Friday, 29 July 2005

from Southey diary




from Southey diary, originally uploaded by aesop.

 



Monday, 18 July 2005

The Scottish Poetry Library




The Scottish Poetry Library, originally uploaded by aesop.


There's an artist's book event there in early October. I don't know if I will be able to make it, since I'm going to be in Wexford in September and in Amsterdam in October- and I haven't booked any of it yet. Hope I can go.





Sunday, 26 September 2004

Countdown

My last couple of days before enrolling on Tuesday. I've spent part of the day continuing to produce some pictures for use with the Corporation Bible slideshow, and partly at the library, to all intents and purposes wasting time.
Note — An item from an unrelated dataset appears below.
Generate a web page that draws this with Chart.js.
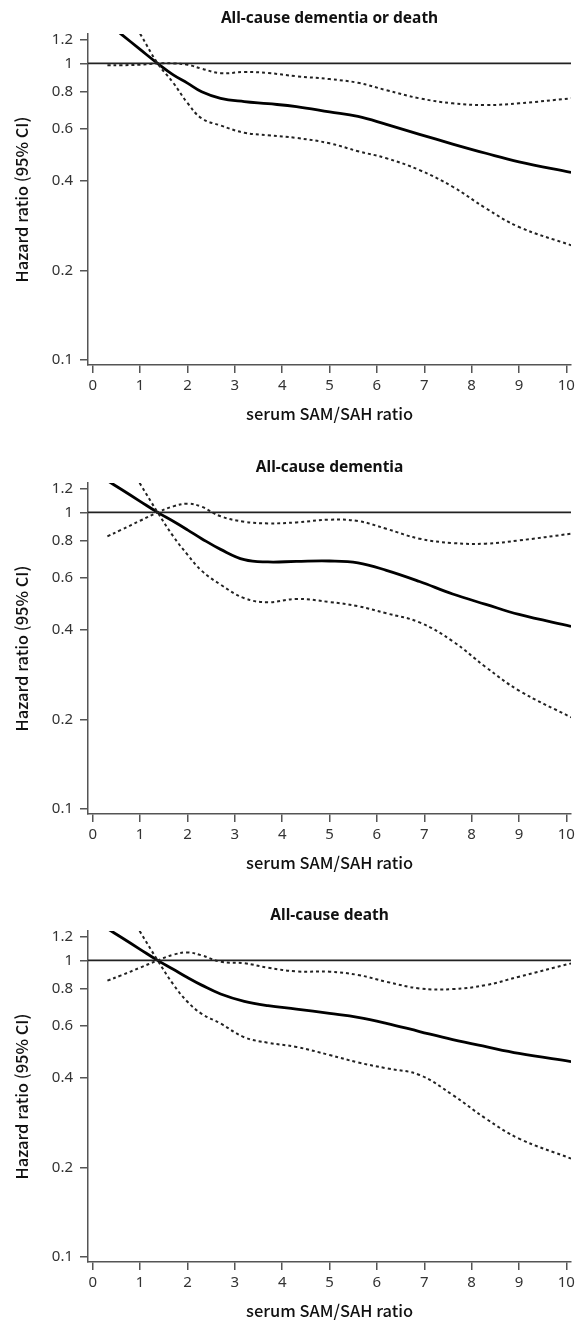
<!DOCTYPE html>
<html>
<head>
<meta charset="utf-8">
<script src="https://cdn.jsdelivr.net/npm/chart.js@4.4.1/dist/chart.umd.min.js"></script>
<style>
  html, body { margin: 0; padding: 0; background: #fff; overflow: hidden; }
  .panel { position: absolute; left: 0; width: 579px; }
</style>
</head>
<body>
<div class="panel" style="top:0px"><canvas id="c1" width="579" height="430"></canvas></div>
<div class="panel" style="top:449px"><canvas id="c2" width="579" height="430"></canvas></div>
<div class="panel" style="top:897px"><canvas id="c3" width="579" height="430"></canvas></div>
<script>
// ---- data ----
const panelTitles = ["All-cause dementia or death", "All-cause dementia", "All-cause death"];
const xTitle = "serum SAM/SAH ratio";
const yTitle = "Hazard ratio (95% CI)";
const xTicks = [0, 1, 2, 3, 4, 5, 6, 7, 8, 9, 10];
const yTicks = [0.1, 0.2, 0.4, 0.6, 0.8, 1, 1.2];
const xRange = [-0.1, 10.1];
const yRange = [0.0957, 1.256];
const refLine = [1, 1];

const xValues = [0.31, 0.6, 1.0, 1.37, 1.7, 2.0, 2.3, 2.7, 3.2, 3.7, 4.3, 5.0, 5.6, 6.2, 6.9, 7.6, 8.3, 9.0, 10.1];

// All-cause dementia or death
const hr1 = [1.37, 1.256, 1.115, 1.0, 0.915, 0.858, 0.802, 0.762, 0.743, 0.731, 0.715, 0.686, 0.662, 0.622, 0.576, 0.534, 0.497, 0.465, 0.428];
const hi1 = [0.985, 0.986, 0.99, 1.0, 1.0, 0.99, 0.96, 0.927, 0.935, 0.928, 0.905, 0.885, 0.86, 0.812, 0.762, 0.733, 0.723, 0.733, 0.762];
const lo1 = [null, 1.6, 1.26, 1.0, 0.86, 0.735, 0.652, 0.617, 0.583, 0.572, 0.56, 0.537, 0.505, 0.478, 0.436, 0.383, 0.324, 0.28, 0.243];

// All-cause dementia
const hr2 = [1.28, 1.197, 1.09, 1.0, 0.933, 0.873, 0.815, 0.75, 0.692, 0.68, 0.683, 0.685, 0.675, 0.637, 0.584, 0.53, 0.489, 0.452, 0.412];
const hi2 = [0.83, 0.873, 0.937, 1.0, 1.048, 1.07, 1.045, 0.97, 0.93, 0.918, 0.925, 0.945, 0.935, 0.88, 0.815, 0.788, 0.784, 0.804, 0.847];
const lo2 = [null, 1.6, 1.25, 1.0, 0.83, 0.72, 0.635, 0.57, 0.513, 0.497, 0.51, 0.498, 0.482, 0.456, 0.425, 0.367, 0.30, 0.25, 0.203];

// All-cause death
const hr3 = [1.28, 1.197, 1.09, 1.0, 0.933, 0.875, 0.825, 0.77, 0.727, 0.703, 0.685, 0.662, 0.642, 0.613, 0.575, 0.54, 0.511, 0.485, 0.455];
const hi3 = [0.854, 0.89, 0.945, 1.0, 1.045, 1.064, 1.04, 0.99, 0.978, 0.945, 0.918, 0.916, 0.893, 0.847, 0.804, 0.80, 0.825, 0.881, 0.977];
const lo3 = [null, 1.6, 1.25, 1.0, 0.83, 0.725, 0.66, 0.612, 0.55, 0.527, 0.51, 0.479, 0.452, 0.432, 0.41, 0.351, 0.292, 0.25, 0.214];

const panels = [
  { id: "c1", hr: hr1, hi: hi1, lo: lo1 },
  { id: "c2", hr: hr2, hi: hi2, lo: lo2 },
  { id: "c3", hr: hr3, hi: hi3, lo: lo3 }
];

// ---- drawing ----
const CANVAS_H = 430;
const PLOT_BOTTOM = 365;
const AXIS_COLOR = "#555";
const TXT = "#333";
const tickFont = { family: "'Noto Sans', 'DejaVu Sans', sans-serif", size: 15 };
const titleFamily = "'Noto Sans CJK JP', 'Noto Sans', sans-serif";

function pts(ys) {
  return xValues.map((x, i) => ({ x: x, y: ys[i] }));
}

panels.forEach((p, idx) => {
  const dotted = { borderColor: "#222", borderWidth: 2, borderDash: [3, 3], pointRadius: 0, tension: 0.4, clip: 0, fill: false };
  new Chart(document.getElementById(p.id), {
    type: "line",
    data: {
      datasets: [
        { data: [{ x: xRange[0], y: refLine[0] }, { x: xRange[1], y: refLine[1] }], borderColor: "#222", borderWidth: 1.6, pointRadius: 0, clip: 0, tension: 0 },
        Object.assign({ data: pts(p.hi) }, dotted),
        Object.assign({ data: pts(p.lo) }, dotted),
        { data: pts(p.hr), borderColor: "#000", borderWidth: 2.8, pointRadius: 0, tension: 0.4, clip: 0 }
      ]
    },
    options: {
      responsive: false,
      animation: false,
      events: [],
      layout: { padding: { left: 0, right: 7, top: 0, bottom: 0 } },
      plugins: {
        legend: { display: false },
        tooltip: { enabled: false },
        title: {
          display: true,
          text: panelTitles[idx],
          fullSize: false,
          color: "#111",
          font: { family: "'Noto Sans', sans-serif", size: 15.5, weight: "bold", lineHeight: 1.2 },
          padding: { top: 9.5, bottom: 6 }
        }
      },
      scales: {
        x: {
          type: "linear",
          min: xRange[0],
          max: xRange[1],
          afterBuildTicks: s => { s.ticks = xTicks.map(v => ({ value: v })); },
          afterFit: s => { s.height = CANVAS_H - PLOT_BOTTOM; },
          grid: { display: true, drawOnChartArea: false, drawTicks: true, tickLength: 8, color: AXIS_COLOR, lineWidth: 1.5 },
          border: { display: true, color: AXIS_COLOR, width: 1.5 },
          ticks: { color: TXT, font: tickFont, padding: 4, maxRotation: 0, autoSkip: false },
          title: { display: true, text: xTitle, color: "#111", font: { family: titleFamily, size: 16.5, weight: "500", lineHeight: 1.2 }, padding: { top: 0, bottom: 6 } }
        },
        y: {
          type: "logarithmic",
          min: yRange[0],
          max: yRange[1],
          afterBuildTicks: s => { s.ticks = yTicks.map(v => ({ value: v })); },
          afterFit: s => { s.width = 88; },
          grid: { display: true, drawOnChartArea: false, drawTicks: true, tickLength: 8, color: AXIS_COLOR, lineWidth: 1.5 },
          border: { display: true, color: AXIS_COLOR, width: 1.5 },
          ticks: { color: TXT, font: tickFont, padding: 7, autoSkip: false, callback: v => String(v) },
          title: { display: true, text: yTitle, color: "#111", font: { family: titleFamily, size: 16.5, weight: "500", lineHeight: 1.2 }, padding: { top: 12, bottom: 0 } }
        }
      }
    }
  });
});
</script>
</body>
</html>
I'm looking forward to having some sense of purpose, however. The last week has been a bit amorphous as I've starated the process of getting organised for my research but still have no particular reason to research in one direction or another. I'm hoping the next few weeks will see me pulling myself together in this respect.



Sunday, 26 October 2003

Off I go

I think I've worked hard enough now. I've got a fair-to-middling idea of what I can and cannot do with this here thing now, so it remains really to stop for the evening and just get my head down for a bit. It's been good finding out how to tweak things a bit so as to make it a bit more peersonalised, and working with it has inspired me to get to work on my (hem hem) real website, which I've barely touched for years, having honest-togod been busy doing something else. But this has actually been fun in a way that printing lots of copies of my books hasn't been recently. I put it down largely to simply not having made much new work of late. This little effort has been a little bit of a creative outlet for me, and I'm starting to feel that I might be able to live up to my own intention of using it as an online sketchbook.



It's now about 3:40, if my clock's right. So I really HAVE to go to bed now, or I might start jabbering.